- WORK TO BE COMPLETED
Look through the lines below and extract any with the word "that".
------
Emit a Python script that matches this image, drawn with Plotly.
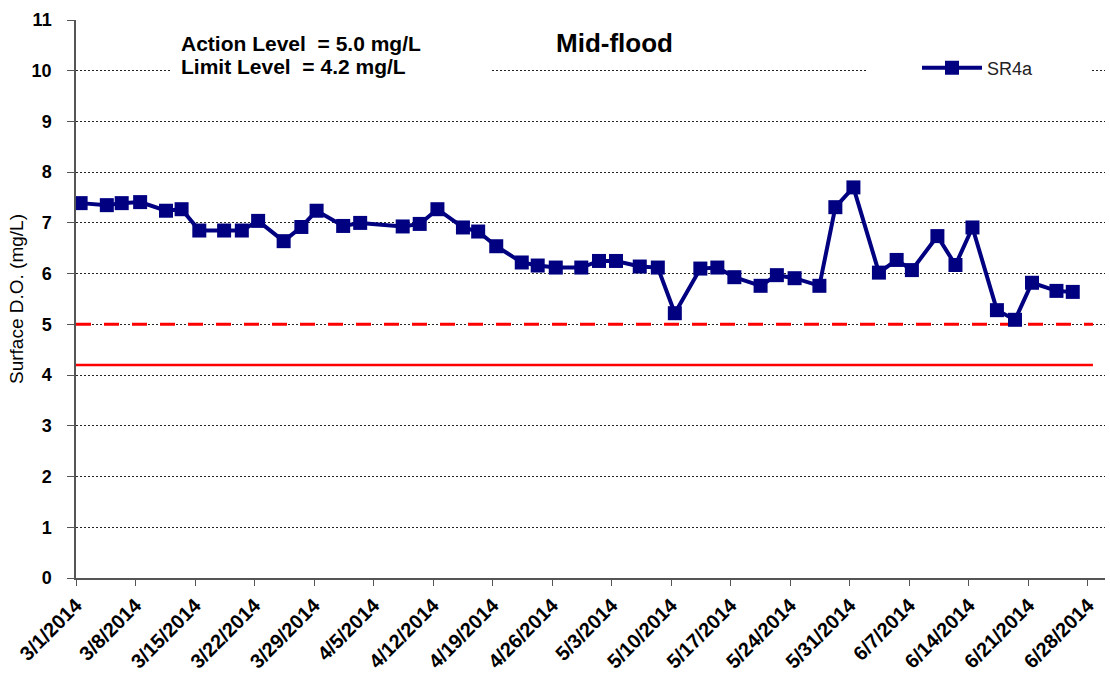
import plotly.graph_objects as go

# ---------------- data ----------------
sample_times = [
    "2014-03-01 13:00", "2014-03-04 15:00", "2014-03-06 09:00", "2014-03-08 13:00",
    "2014-03-11 14:00", "2014-03-13 10:00", "2014-03-15 12:00", "2014-03-18 10:00",
    "2014-03-20 12:00", "2014-03-22 10:00", "2014-03-25 10:00", "2014-03-27 12:00",
    "2014-03-29 07:00", "2014-04-01 10:00", "2014-04-03 10:00", "2014-04-08 10:00",
    "2014-04-10 10:00", "2014-04-12 12:00", "2014-04-15 12:00", "2014-04-17 07:00",
    "2014-04-19 10:00", "2014-04-22 10:00", "2014-04-24 07:00", "2014-04-26 10:00",
    "2014-04-29 10:00", "2014-05-01 12:00", "2014-05-03 12:00", "2014-05-06 07:00",
    "2014-05-08 10:00", "2014-05-10 10:00", "2014-05-13 10:00", "2014-05-15 10:00",
    "2014-05-17 10:00", "2014-05-20 12:00", "2014-05-22 10:00", "2014-05-24 12:00",
    "2014-05-27 10:00", "2014-05-29 07:00", "2014-05-31 10:00", "2014-06-03 10:00",
    "2014-06-05 12:00", "2014-06-07 07:00", "2014-06-10 07:00", "2014-06-12 10:00",
    "2014-06-14 10:00", "2014-06-17 07:00", "2014-06-19 10:00", "2014-06-21 10:00",
    "2014-06-24 07:00", "2014-06-26 05:00",
]
sr4a_do = [
    7.39, 7.35, 7.39, 7.41, 7.24, 7.27, 6.85, 6.85, 6.85, 7.04,
    6.64, 6.92, 7.24, 6.94, 7.00, 6.93, 6.98, 7.27, 6.91, 6.83,
    6.54, 6.22, 6.16, 6.12, 6.12, 6.25, 6.25, 6.14, 6.12, 5.22,
    6.10, 6.12, 5.93, 5.76, 5.97, 5.91, 5.76, 7.31, 7.70, 6.02,
    6.27, 6.07, 6.74, 6.17, 6.91, 5.28, 5.09, 5.82, 5.66, 5.64,
]
action_level = 5.0
limit_level = 4.2
level_span = ["2014-03-01 00:00", "2014-06-28 14:00"]

tick_dates = [
    "2014-03-01", "2014-03-08", "2014-03-15", "2014-03-22", "2014-03-29",
    "2014-04-05", "2014-04-12", "2014-04-19", "2014-04-26", "2014-05-03",
    "2014-05-10", "2014-05-17", "2014-05-24", "2014-05-31", "2014-06-07",
    "2014-06-14", "2014-06-21", "2014-06-28",
]
tick_labels = [
    "3/1/2014", "3/8/2014", "3/15/2014", "3/22/2014", "3/29/2014",
    "4/5/2014", "4/12/2014", "4/19/2014", "4/26/2014", "5/3/2014",
    "5/10/2014", "5/17/2014", "5/24/2014", "5/31/2014", "6/7/2014",
    "6/14/2014", "6/21/2014", "6/28/2014",
]
x_range = ["2014-03-01", "2014-06-30"]
y_range = [0, 11]

# ---------------- layout helpers ----------------
W, H = 1110, 677
L, R, T, B = 76, 5, 20, 99
PW, PH = W - L - R, H - T - B


def px(x):
    return (x - L) / PW


def py(y):
    return (H - B - y) / PH


FONT = "Arial, Liberation Sans, sans-serif"

fig = go.Figure()

fig.add_trace(go.Scatter(
    x=level_span, y=[action_level, action_level], mode="lines",
    line=dict(color="#FF0000", width=3, dash="15px,13px"),
    showlegend=False, hoverinfo="skip"))
fig.add_trace(go.Scatter(
    x=level_span, y=[limit_level, limit_level], mode="lines",
    line=dict(color="#FF0000", width=2.5),
    showlegend=False, hoverinfo="skip"))
fig.add_trace(go.Scatter(
    x=sample_times, y=sr4a_do, mode="lines+markers", name="SR4a",
    line=dict(color="#000080", width=4),
    marker=dict(symbol="square", size=14, color="#000080")))

# white boxes that interrupt gridlines behind the text blocks
fig.add_shape(type="rect", xref="paper", yref="paper",
              x0=px(170), x1=px(491), y0=py(82), y1=py(30),
              fillcolor="white", line=dict(width=0), layer="above")
fig.add_shape(type="rect", xref="paper", yref="paper",
              x0=px(868), x1=px(1092), y0=py(82), y1=py(55),
              fillcolor="white", line=dict(width=0), layer="above")

fig.add_annotation(xref="paper", yref="paper", x=px(179), y=py(44),
                   xanchor="left", yanchor="middle", showarrow=False,
                   text="<b>Action Level  = 5.0 mg/L</b>",
                   font=dict(family=FONT, size=21, color="black"))
fig.add_annotation(xref="paper", yref="paper", x=px(179), y=py(66),
                   xanchor="left", yanchor="middle", showarrow=False,
                   text="<b>Limit Level  = 4.2 mg/L</b>",
                   font=dict(family=FONT, size=21, color="black"))
fig.add_annotation(xref="paper", yref="paper", x=px(614), y=py(43),
                   xanchor="center", yanchor="middle", showarrow=False,
                   text="<b>Mid-flood</b>",
                   font=dict(family=FONT, size=26, color="black"))

fig.update_layout(
    width=W, height=H,
    margin=dict(l=L, r=R, t=T, b=B),
    paper_bgcolor="white", plot_bgcolor="white",
    font=dict(family=FONT, color="black"),
    showlegend=True,
    legend=dict(x=px(917), y=py(68), xanchor="left", yanchor="middle",
                bgcolor="rgba(0,0,0,0)", borderwidth=0, itemwidth=60,
                font=dict(family=FONT, size=18, color="#222")),
    xaxis=dict(
        type="date", range=x_range, tickvals=tick_dates, ticktext=tick_labels,
        tickangle=-45, ticks="outside", ticklen=6, tickcolor="#555",
        showline=True, linecolor="#555", linewidth=1.5, showgrid=False,
        zeroline=False, automargin=False,
        tickfont=dict(family=FONT, size=20, color="black", weight="bold")),
    yaxis=dict(
        range=y_range, dtick=1, tick0=0, ticks="outside", ticklen=7,
        tickcolor="#555", showline=True, linecolor="#555", linewidth=1.5,
        showgrid=True, gridcolor="#222", gridwidth=1, griddash="2px,2px",
        zeroline=False, automargin=False, ticklabelstandoff=12,
        tickfont=dict(family=FONT, size=18, color="black", weight="bold"),
        title=dict(text="Surface D.O. (mg/L)", standoff=3,
                   font=dict(family=FONT, size=19, color="black"))),
)

fig.write_html("out.html",
               config={"displayModeBar": False},
               post_script="document.body.style.margin='0px';"
                           "document.body.style.overflow='hidden';")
------
- EXERCISE RESULT
Emit a Python script that matches this image, drawn with Plotly.
# white boxes that interrupt gridlines behind the text blocks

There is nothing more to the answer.